For Giovanni Nappi, the first signs he was going into cardiac arrest were nausea and cramps under his ribs.
“I sat on the floor when I started feeling a bit more pain, so I called my sister from downstairs and told her I wasn’t feeling well, that she better call an ambulance,” he said.
The 50-year-old had stronger pains under his rib cage, which then went away for a couple of minutes.
“But then they came back strong,” he said.
Paramedics arrived at his Wanniassa home not long after and gave him some painkillers.
“From there, I blacked out, I can’t remember a thing,” Giovanni said.
That’s because he had suffered his first heart attack of the day, on 20 August.
The paramedics managed to get him down the stairs of his home and into the ambulance before he went into cardiac arrest again.
“When I woke up, I found myself in ICU,” Giovanni said.
“The paramedics cracked four of my ribs while doing CPR, which was painful. It’s still painful now, but that’s alright.
“They saved my life.”
Giovanni was given a shot at surviving because the paramedics were able to start CPR straight away.
But not everyone has a heart attack in front of medical professionals.
Seconds count in a cardiac arrest, which is why all Australians have been urged to brush up on their CPR skills this Restart a Heart Day (16 October).
Nine out of ten people won’t survive an out-of-hospital cardiac arrest.
ACT Ambulance Services’ (ACTAS) Robert Wiggins was one of the paramedics in Giovanni’s home that day.
“We figured out quickly Giovanni was very, very sick,” he said.
“He was in tremendous amounts of pain, not the classic chest pain signs that you’d expect … it was all-over general, global pain.”
A heart attack can present with dizziness, shortness of breath, nausea, and sometimes with no pain at all.
For women, the signs can be even more subtle.
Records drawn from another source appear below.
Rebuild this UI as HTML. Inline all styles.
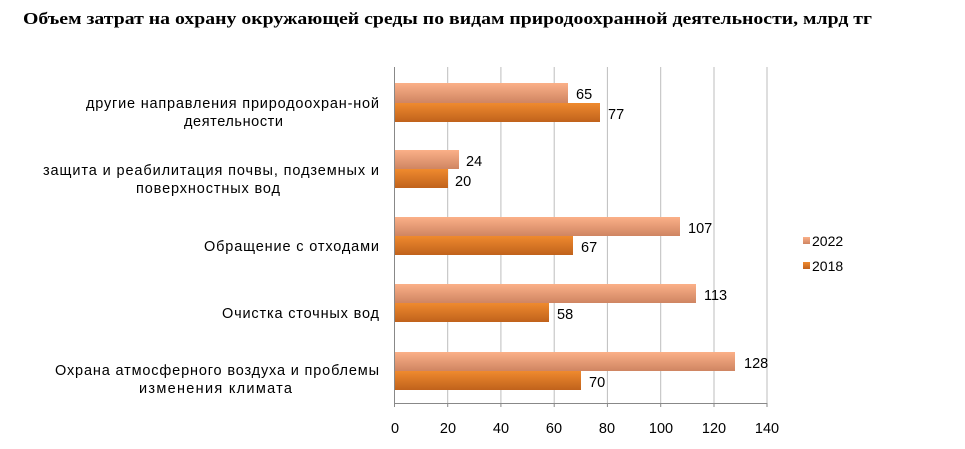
<!DOCTYPE html>
<html><head><meta charset="utf-8"><style>
html,body{margin:0;padding:0;background:#fff;width:965px;height:449px;overflow:hidden}
</style></head><body>
<svg width="965" height="449" xmlns="http://www.w3.org/2000/svg" font-family="'Liberation Sans', sans-serif">
<defs>
<linearGradient id="g22" x1="0" y1="0" x2="0" y2="1"><stop offset="0" stop-color="#fbb088"/><stop offset="1" stop-color="#cf8562"/></linearGradient>
<linearGradient id="g18" x1="0" y1="0" x2="0" y2="1"><stop offset="0" stop-color="#ef8a2e"/><stop offset="1" stop-color="#c0621c"/></linearGradient>
</defs>
<text x="23" y="24" font-family="'Liberation Serif', serif" font-weight="bold" font-size="16.5" textLength="849" lengthAdjust="spacingAndGlyphs">Объем затрат на охрану окружающей среды  по видам природоохранной деятельности, млрд тг</text>
<g stroke="#bdbdbd" stroke-width="1">
<line x1="447.7" y1="67" x2="447.7" y2="403"/><line x1="500.9" y1="67" x2="500.9" y2="403"/><line x1="554.2" y1="67" x2="554.2" y2="403"/><line x1="607.4" y1="67" x2="607.4" y2="403"/><line x1="660.7" y1="67" x2="660.7" y2="403"/><line x1="714" y1="67" x2="714" y2="403"/><line x1="767" y1="67" x2="767" y2="403"/>
</g>
<g stroke="#888" stroke-width="1">
<line x1="394.5" y1="67" x2="394.5" y2="403"/><line x1="394" y1="403.5" x2="767" y2="403.5"/>
<line x1="394.5" y1="403" x2="394.5" y2="407"/><line x1="447.7" y1="403" x2="447.7" y2="407"/><line x1="500.9" y1="403" x2="500.9" y2="407"/><line x1="554.2" y1="403" x2="554.2" y2="407"/><line x1="607.4" y1="403" x2="607.4" y2="407"/><line x1="660.7" y1="403" x2="660.7" y2="407"/><line x1="714" y1="403" x2="714" y2="407"/><line x1="767" y1="403" x2="767" y2="407"/>
</g>
<g font-size="14.5" fill="#000" text-anchor="middle">
<text x="395" y="433">0</text><text x="448" y="433">20</text><text x="501" y="433">40</text><text x="554" y="433">60</text><text x="607" y="433">80</text><text x="661" y="433">100</text><text x="714" y="433">120</text><text x="767" y="433">140</text>
</g>
<g>
<rect x="395" y="83" width="173" height="20" fill="url(#g22)"/><rect x="395" y="103" width="205" height="19" fill="url(#g18)"/>
<rect x="395" y="150" width="64" height="19" fill="url(#g22)"/><rect x="395" y="169" width="53" height="19" fill="url(#g18)"/>
<rect x="395" y="217" width="285" height="19" fill="url(#g22)"/><rect x="395" y="236" width="178" height="19" fill="url(#g18)"/>
<rect x="395" y="284" width="301" height="19" fill="url(#g22)"/><rect x="395" y="303" width="154" height="19" fill="url(#g18)"/>
<rect x="395" y="352" width="340" height="19" fill="url(#g22)"/><rect x="395" y="371" width="186" height="19" fill="url(#g18)"/>
</g>
<g font-size="14.5" fill="#000">
<text x="576" y="99">65</text><text x="608" y="119">77</text>
<text x="466" y="166">24</text><text x="455" y="186">20</text>
<text x="688" y="233">107</text><text x="581" y="252">67</text>
<text x="704" y="300">113</text><text x="557" y="319">58</text>
<text x="744" y="368">128</text><text x="589" y="387">70</text>
</g>
<g font-size="14.5" fill="#000" lengthAdjust="spacing">
<text x="86" y="108" textLength="293">другие направления природоохран-ной</text>
<text x="184" y="126" textLength="99">деятельности</text>
<text x="43" y="175" textLength="336">защита и реабилитация почвы, подземных  и</text>
<text x="136" y="193" textLength="144">поверхностных вод</text>
<text x="204" y="251" textLength="175">Обращение с отходами</text>
<text x="222" y="318" textLength="157">Очистка сточных вод</text>
<text x="55" y="375" textLength="324">Охрана атмосферного воздуха и проблемы</text>
<text x="139" y="393" textLength="153">изменения  климата</text>
</g>
<rect x="803" y="237" width="7" height="7" fill="url(#g22)"/>
<rect x="803" y="262" width="7" height="7" fill="url(#g18)"/>
<g font-size="14" fill="#000"><text x="812" y="246">2022</text><text x="812" y="271">2018</text></g>
</svg>
</body></html>
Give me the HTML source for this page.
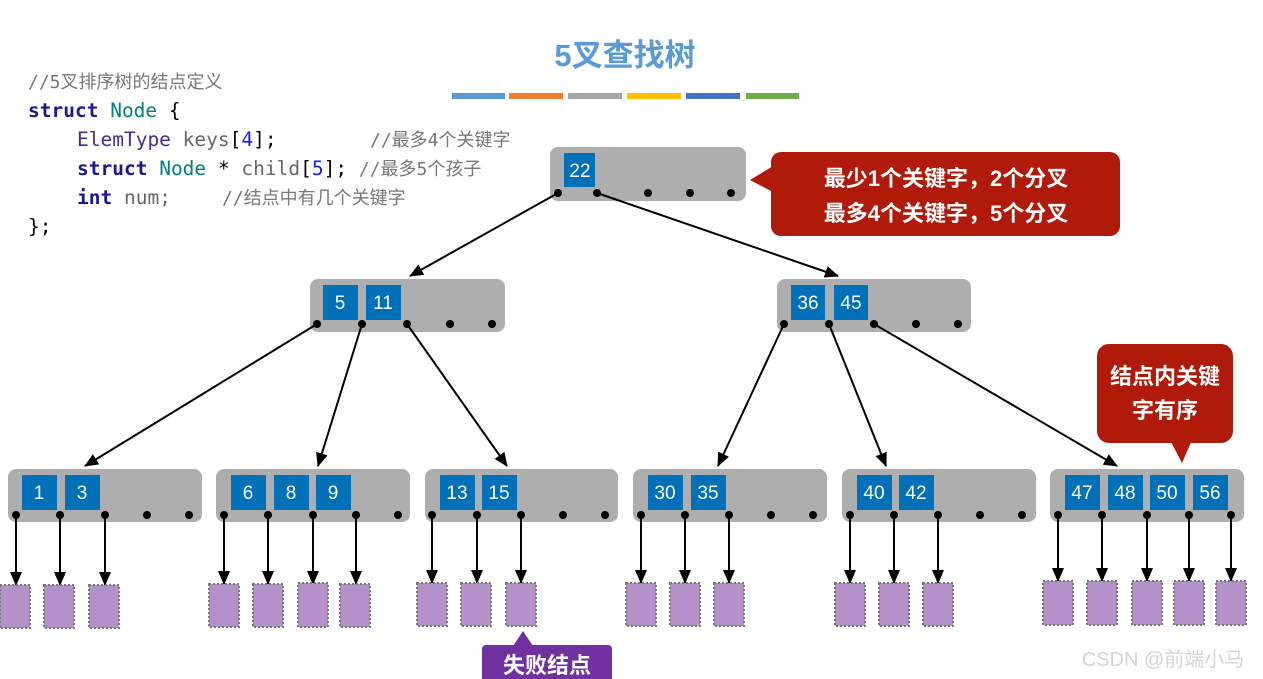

“It could be a twinge here or an upset tummy there,” Robert said.
“If you’re in doubt, call an ambulance … if you feel unwell, you should get it checked because you never know.”
If triple zero is called, an operator can talk you through your symptoms or assist those on the other end with administering CPR.
But Robert said you don’t need to get hung up on the right number of compressions or breaths, it’s more important to begin as soon as possible.
“If someone’s been in cardiac arrest for a while before our arrival, there’s not a lot we can do, that decision to even start CPR is taken away from us,” he said.
“But if you just start, you’re keeping blood to the heart, blood to the brain, that gives us something to work with.
“The reason many people don’t start giving CPR is they can’t remember all the numbers, so they don’t want to do any harm … but I personally don’t care about someone’s ability to remember all the ratios – just start.”
If you come across someone on the street who has stopped breathing, and are concerned about your own health or safety, chest compressions can be enough, without also breathing into their mouths.
“If you don’t know the person you’re giving the kiss of life to, you can just do chest compressions,” Robert said.
“The mechanics of it works without you having to breathe for them … if their mouth is open and not full of food or vomit, they can passively breathe when getting compressions.
“This makes our job achievable. It may not always be achievable to bring someone back but it gives us a chance.”
Many sporting fields and shopping centres have defibrillators on hand, which a second person can fetch during an emergency.
Robert stressed updating your CPR training with a first aid course is vital, as you are more likely to have to use it on someone you know.
“It doesn’t matter if you’re fit and healthy, it could happen while you’re playing sport, sitting at your desk,” he said.
“Most first aid happens in the home … it’s not to look after a stranger, it’s to look after a friend or loved one.”
Giovanni owes his life to the paramedics who performed CPR, and urged everyone to learn this life-saving skill.
“I had two cardiac arrests in less than an hour, it was a big effort to keep me alive … if I had a million dollars, I’d give it to them,” he said.
“Everyone can learn CPR, because it does save a life.”